Nikon also has a 300mm f/4E PF that works decently with a 2x TC. That puts us at 600mm f/8 (the Canon is f/11). Then there's the 500mm f/5.6E PF and a 1.4x TC. That puts us at 700mm f/8 (the Canon is longer and f/11; the Nikon would be longer at f/11 with a 2x TC). 

Yeah, but...

All this calls attention to only one factor: cost. The thing that struck me about the Canon DO lenses was their pricing (US$699 and 899). That's really the thing Nikon can't compete against with the existing Nikkor lenses (though the Coolpix slot right up against the new Canon offerings). So, yes, perhaps Nikon will see that they need something competitive here. But I wouldn't expect it soon. Nikon has plenty of other products they need to launch that would probably have higher precedence at the moment.

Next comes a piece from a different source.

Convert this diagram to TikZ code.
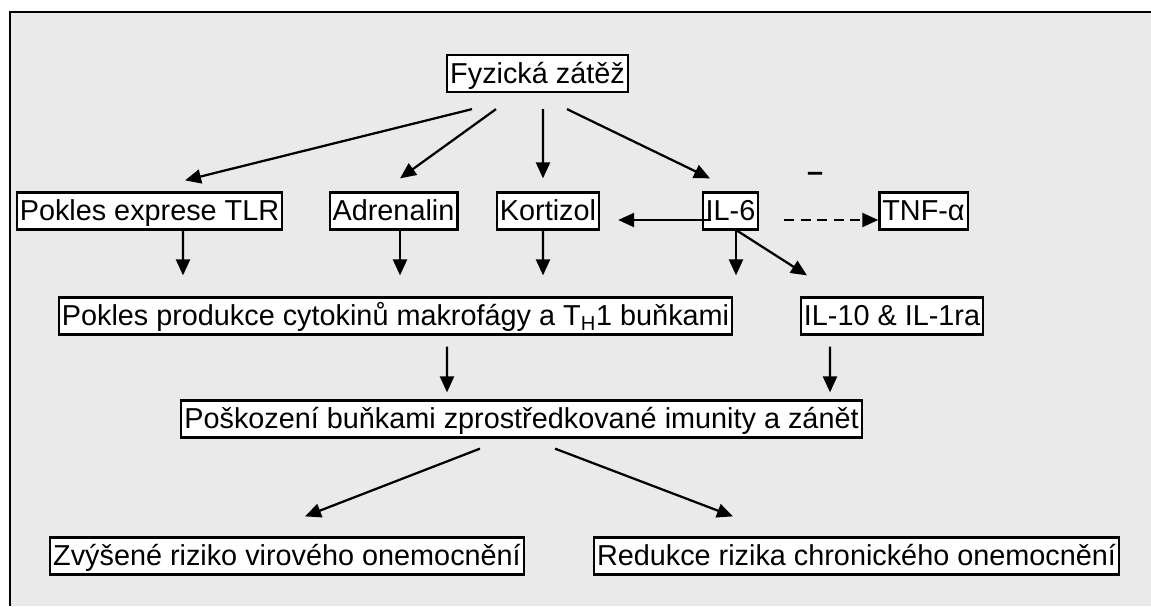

"Are the Z mount specifications available to third parties?"

No, not that I know of. There may come a time when Nikon opts to have someone else produce a lens in the lineup for them—that's one way to speed up the lens releases—and if that happens then I'm sure the cat will be out of the bag, even if everyone will still go around denying it. 

I still don't know why Nikon wants to be so proprietary. It's actually hurting them this go around as they're "behind" where they could be with a little third-party help.

"Should I believe DxOMark's Ratings?"

DxOMark's overall score is a subjective scaling, and probably doesn't match what you might think of a lens. Over time, you have to watch out for differences in their Sharpness score, too, as it is dependent upon the pixel density of the camera on which they tested the lens. As with any tests that publish a final "number" for something, you need to understand how those numbers were generated in order to understand what they mean. Over time, I haven't found DxOMark's lens ratings to be useful, though some of their underlying tests do reveal some useful information.